Digital Asset Protection Trusts Explained

Learn how digital asset trusts can organize access, preserve value, and support estate planning for online property.

By Sneha Tete, Integrated MA, Certified Relationship Coach
Created on

Digital lives now carry real economic and personal value. From cryptocurrency wallets and cloud storage to business logins, social media pages, and domain names, many people hold important property online. A digital asset protection trust is one way to organize that property so it can be managed, preserved, and transferred according to clear instructions.

This kind of trust is not a replacement for a full estate plan. Instead, it is a planning tool that can work alongside a will, powers of attorney, beneficiary designations, and account-specific settings. Used correctly, it can reduce confusion, improve access for trusted people, and help protect assets from loss or neglect.

What a digital asset protection trust does

A digital asset protection trust is designed to hold or govern access to digital property and related rights. In practical terms, it gives a trustee authority to manage certain online accounts, data, or digital holdings under written instructions from the person who created the trust.

The purpose is simple: digital property should not become inaccessible or disappear just because the owner dies, becomes incapacitated, or forgets to leave access instructions. A trust can help define who may act, what they may do, and when they may do it.

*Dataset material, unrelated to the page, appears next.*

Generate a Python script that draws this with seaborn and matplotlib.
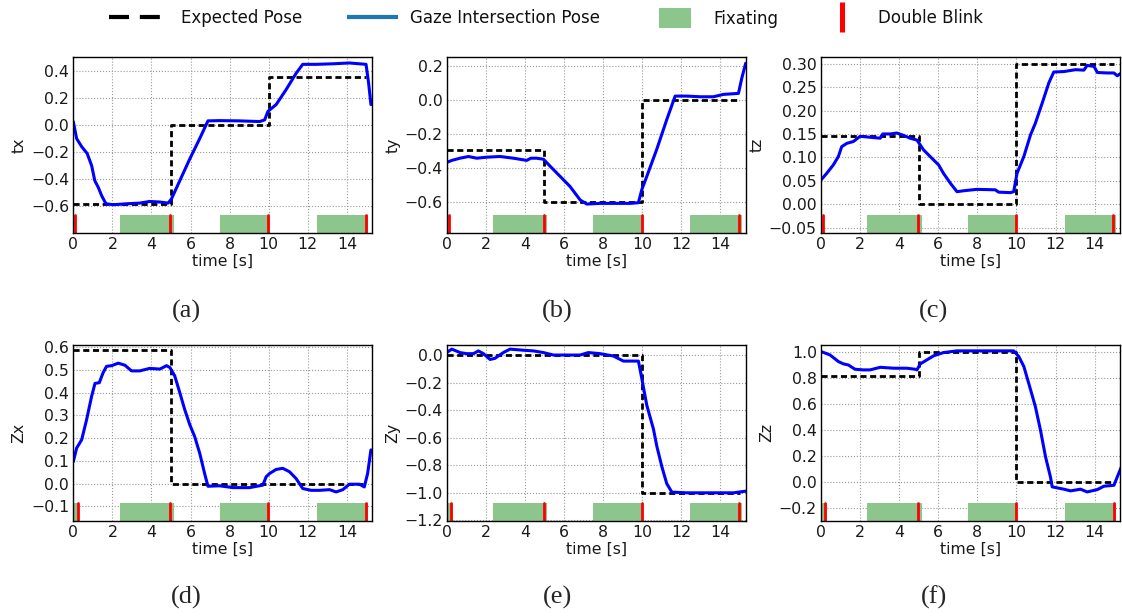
import matplotlib
matplotlib.use("Agg")
import matplotlib.pyplot as plt
import seaborn as sns
from matplotlib.lines import Line2D
from matplotlib.patches import Patch
from matplotlib.ticker import FuncFormatter, MultipleLocator

sns.set_style("white")
plt.rcParams["font.family"] = ["DejaVu Sans"]

# ---------------- data ----------------
step_t = [0, 5, 10, 15]

t_tx = [0, 0.17, 0.43, 0.71, 0.94, 1.1, 1.28, 1.45, 1.67, 2.04, 2.72, 3.4, 3.91, 4.43, 4.85, 5.02,
        5.45, 5.96, 6.47, 6.89, 7.49, 8.51, 9.53, 9.79, 9.96, 10.38, 10.89, 11.4, 11.74, 12.43,
        13.28, 14.13, 14.64, 14.98, 15.11, 15.23]
tx = [0.025, -0.10, -0.16, -0.21, -0.30, -0.41, -0.46, -0.52, -0.58, -0.587, -0.58, -0.575,
      -0.563, -0.567, -0.575, -0.545, -0.41, -0.25, -0.10, 0.03, 0.032, 0.03, 0.025, 0.037, 0.10,
      0.15, 0.26, 0.38, 0.446, 0.446, 0.45, 0.456, 0.45, 0.446, 0.31, 0.15]
exp_tx = [-0.585, 0.0, 0.355, 0.355]

t_ty = [0, 0.26, 0.68, 1.11, 1.54, 2.05, 2.73, 3.41, 4.1, 4.3, 4.6, 4.95, 5.29, 5.8, 6.31, 6.83,
        7.17, 7.85, 8.53, 9.39, 9.81, 9.98, 10.24, 10.75, 11.26, 11.69, 12.29, 12.97, 13.65,
        14.16, 14.93, 15.1, 15.3]
ty = [-0.368, -0.356, -0.343, -0.333, -0.343, -0.337, -0.333, -0.343, -0.356, -0.343, -0.343,
      -0.349, -0.39, -0.45, -0.51, -0.59, -0.614, -0.61, -0.61, -0.61, -0.606, -0.53, -0.45,
      -0.29, -0.115, 0.024, 0.024, 0.02, 0.02, 0.034, 0.04, 0.13, 0.218]
exp_ty = [-0.295, -0.6, 0.0, 0.0]

t_tz = [0, 0.29, 0.63, 0.89, 1.06, 1.32, 1.66, 2.0, 2.51, 3.03, 3.16, 3.54, 3.88, 4.22, 4.56,
        4.91, 5.25, 5.68, 6.02, 6.27, 6.62, 6.96, 7.3, 7.98, 8.92, 9.09, 9.69, 9.86, 10.03, 10.38,
        10.72, 10.97, 11.32, 11.66, 11.91, 12.43, 13.03, 13.45, 13.62, 13.97, 14.14, 14.65,
        14.99, 15.16, 15.37]
tz = [0.052, 0.066, 0.084, 0.102, 0.123, 0.130, 0.134, 0.145, 0.143, 0.141, 0.150, 0.150, 0.152,
      0.147, 0.141, 0.137, 0.116, 0.098, 0.084, 0.066, 0.045, 0.027, 0.029, 0.032, 0.031, 0.026,
      0.025, 0.027, 0.066, 0.102, 0.148, 0.173, 0.216, 0.259, 0.282, 0.283, 0.287, 0.286, 0.296,
      0.294, 0.281, 0.280, 0.280, 0.274, 0.28]
exp_tz = [0.145, 0.0, 0.30, 0.30]

t_zx = [0, 0.17, 0.43, 0.68, 0.94, 1.11, 1.33, 1.53, 1.7, 1.96, 2.3, 2.64, 2.98, 3.4, 3.91, 4.43,
        4.77, 4.94, 5.19, 5.45, 5.7, 5.96, 6.21, 6.47, 6.72, 6.89, 7.49, 8.17, 9.02, 9.7, 9.87,
        10.04, 10.38, 10.72, 11.06, 11.4, 11.74, 12.17, 12.6, 13.11, 13.45, 13.79, 14.13, 14.64,
        14.89, 15.06, 15.23]
zx = [0.096, 0.156, 0.193, 0.281, 0.385, 0.441, 0.444, 0.489, 0.516, 0.519, 0.530, 0.521, 0.496,
      0.496, 0.507, 0.504, 0.519, 0.511, 0.474, 0.40, 0.326, 0.259, 0.207, 0.133, 0.044, -0.012,
      -0.010, -0.018, -0.018, -0.007, 0.030, 0.044, 0.062, 0.067, 0.052, 0.022, -0.022, -0.030,
      -0.030, -0.027, -0.037, -0.027, -0.003, -0.003, -0.015, 0.044, 0.148]
exp_zx = [0.59, 0.0, 0.0, 0.0]

t_zy = [0, 0.26, 0.68, 1.02, 1.37, 1.62, 1.88, 2.22, 2.47, 2.9, 3.24, 3.92, 4.44, 4.95, 5.46,
        6.14, 6.83, 7.25, 7.85, 8.53, 9.04, 9.81, 9.98, 10.24, 10.58, 10.75, 11.01, 11.26, 11.52,
        12.29, 13.65, 14.68, 15.3]
zy = [0.02, 0.045, 0.02, 0.012, 0.012, 0.032, 0.012, -0.03, -0.022, 0.02, 0.045, 0.037, 0.032,
      0.02, 0.002, 0.002, 0.002, 0.02, 0.012, -0.005, -0.042, -0.042, -0.166, -0.364, -0.537,
      -0.66, -0.81, -0.933, -0.995, -1.0, -1.0, -1.0, -0.988]
exp_zy = [0.0, 0.0, -1.0, -1.0]

t_zz = [0, 0.46, 0.89, 1.15, 1.4, 1.74, 2.17, 2.51, 3.03, 3.71, 4.39, 4.82, 4.91, 5.08, 5.42,
        5.76, 6.27, 6.96, 8.32, 9.86, 10.12, 10.38, 10.63, 10.97, 11.23, 11.49, 11.74, 11.83,
        12.09, 12.43, 12.77, 13.28, 13.62, 14.14, 14.48, 14.99, 15.16, 15.37]
zz = [1.0, 0.974, 0.923, 0.905, 0.897, 0.864, 0.859, 0.859, 0.879, 0.872, 0.872, 0.864, 0.859,
      0.905, 0.936, 0.967, 0.992, 1.005, 1.005, 1.005, 0.962, 0.885, 0.756, 0.577, 0.397, 0.192,
      0.038, -0.038, -0.046, -0.056, -0.069, -0.056, -0.077, -0.059, -0.033, -0.026, 0.038, 0.115]
exp_zz = [0.815, 1.0, 0.0, 0.0]

fix_start_top = [2.37, 7.5, 12.47]
fix_end_top = [5.15, 10.0, 15.1]
blinks_top = [0.1, 4.97, 9.98, 14.96]
fix_start_bottom = [0.0, 2.37, 7.5, 12.47]
fix_end_bottom = [0.3, 5.15, 10.0, 15.1]
blinks_bottom = [0.22, 4.97, 9.97, 14.97]

ylabels = ["tx", "ty", "tz", "Zx", "Zy", "Zz"]
ylims = [(-0.795, 0.50), (-0.785, 0.255), (-0.061, 0.314), (-0.165, 0.61), (-1.205, 0.075), (-0.30, 1.05)]
ysteps = [0.2, 0.2, 0.05, 0.1, 0.2, 0.2]
ydecimals = [1, 1, 2, 1, 1, 1]
panel_tags = ["(a)", "(b)", "(c)", "(d)", "(e)", "(f)"]

# ---------------- styles ----------------
W, H = 1122, 616
GREEN = "#8cc68c"
BLUE = "#0000ff"
LEG_BLUE = "#1f77b4"
FS = 11.3

fig = plt.figure(figsize=(W / 100, H / 100), dpi=100)
fig.patch.set_facecolor("white")

col_left = [73.3, 446.7, 821.0]
row_top = [57.0, 345.0]
ax_w, ax_h = 299.0, 176.0
tag_x = [186, 557, 934]
tag_y = [311, 597]

series_t = [t_tx, t_ty, t_tz, t_zx, t_zy, t_zz]
series_v = [tx, ty, tz, zx, zy, zz]
expected = [exp_tx, exp_ty, exp_tz, exp_zx, exp_zy, exp_zz]

for i in range(6):
    r, c = divmod(i, 3)
    left = col_left[c] / W
    bottom = 1 - (row_top[r] + ax_h) / H
    ax = fig.add_axes([left, bottom, ax_w / W, ax_h / H])
    ax.set_facecolor("white")

    fs_list = fix_start_top if r == 0 else fix_start_bottom
    fe_list = fix_end_top if r == 0 else fix_end_bottom
    bl_list = blinks_top if r == 0 else blinks_bottom
    for s, e in zip(fs_list, fe_list):
        ax.axvspan(s, e, ymin=0, ymax=0.105, color=GREEN, lw=0, zorder=1)
    for b in bl_list:
        ax.axvline(b, ymin=0, ymax=0.105, color="red", lw=2, zorder=2)

    ax.plot(step_t, expected[i], drawstyle="steps-post", color="black", lw=2,
            dashes=(2.2, 1.3), zorder=3)
    sns.lineplot(x=series_t[i], y=series_v[i], ax=ax, color=BLUE, lw=2.2, sort=False,
                 estimator=None, zorder=4)

    ax.set_xlim(0, 15.3)
    ax.set_ylim(*ylims[i])
    ax.xaxis.set_major_locator(MultipleLocator(2))
    ax.yaxis.set_major_locator(MultipleLocator(ysteps[i]))
    d = ydecimals[i]
    ax.yaxis.set_major_formatter(FuncFormatter(
        lambda v, p, d=d: (f"{v:.{d}f}" if abs(v) > 1e-9 else f"{0:.{d}f}").replace("-", "\u2212")))
    ax.xaxis.set_major_formatter(FuncFormatter(lambda v, p: f"{v:.0f}"))
    ax.grid(True, color="#999999", linestyle=":", lw=0.8, zorder=0)
    ax.set_axisbelow(True)
    for sp in ax.spines.values():
        sp.set_color("black")
        sp.set_linewidth(1.0)
        sp.set_visible(True)
        sp.set_zorder(6)
    ax.tick_params(axis="both", length=0, pad=3, labelsize=FS, colors="#1a1a1a")
    ax.set_xlabel("time [s]", fontsize=FS, labelpad=1, color="#1a1a1a")
    ax.set_ylabel(ylabels[i], fontsize=FS, labelpad=3, color="#1a1a1a")

    fig.text(tag_x[c] / W, 1 - tag_y[r] / H, panel_tags[i], family="Liberation Serif",
             fontsize=19, ha="center", va="center")

# ---------------- legend (four entries along the top) ----------------
LFS = 12
lfs_px = LFS * 100 / 72
ly = 1 - 18 / H

entries = [
    (Line2D([], [], color="black", lw=3, dashes=(4.8, 2.6), dash_capstyle="butt"),
     "Expected Pose", 109, 52, 20, 0.7),
    (Line2D([], [], color=LEG_BLUE, lw=3, solid_capstyle="butt"),
     "Gaze Intersection Pose", 347, 51, 12, 0.7),
    (Patch(facecolor=GREEN, edgecolor="none"), "Fixating", 659, 32, 22, 23 / lfs_px),
    (Line2D([], [], color="red", marker="|", markersize=22, markeredgewidth=3.6, linestyle="None"),
     "Double Blink", 834, 16, 28, 0.7),
]
for h, lab, x0, hl, pad, hh in entries:
    leg = fig.legend([h], [lab], loc="center left", bbox_to_anchor=(x0 / W, ly),
                     frameon=False, fontsize=LFS, handlelength=hl / lfs_px,
                     handletextpad=pad / lfs_px, handleheight=hh, borderpad=0,
                     borderaxespad=0, numpoints=1)
    for t in leg.get_texts():
        t.set_color("#111111")

fig.savefig("out.png", dpi=100, facecolor="white")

  • It can identify who controls digital property after incapacity or death.
  • It can explain whether assets should be preserved, transferred, deleted, or memorialized.
  • It can separate sensitive access information from the rest of an estate plan.
  • It can create a structured process for dealing with online property over time.

Why digital property needs special planning

Digital assets are different from physical property in several important ways. Access often depends on usernames, passwords, multi-factor authentication, platform rules, and terms of service. Even if a person lawfully owns a digital asset, another person may still need explicit authority to enter the account or retrieve the data.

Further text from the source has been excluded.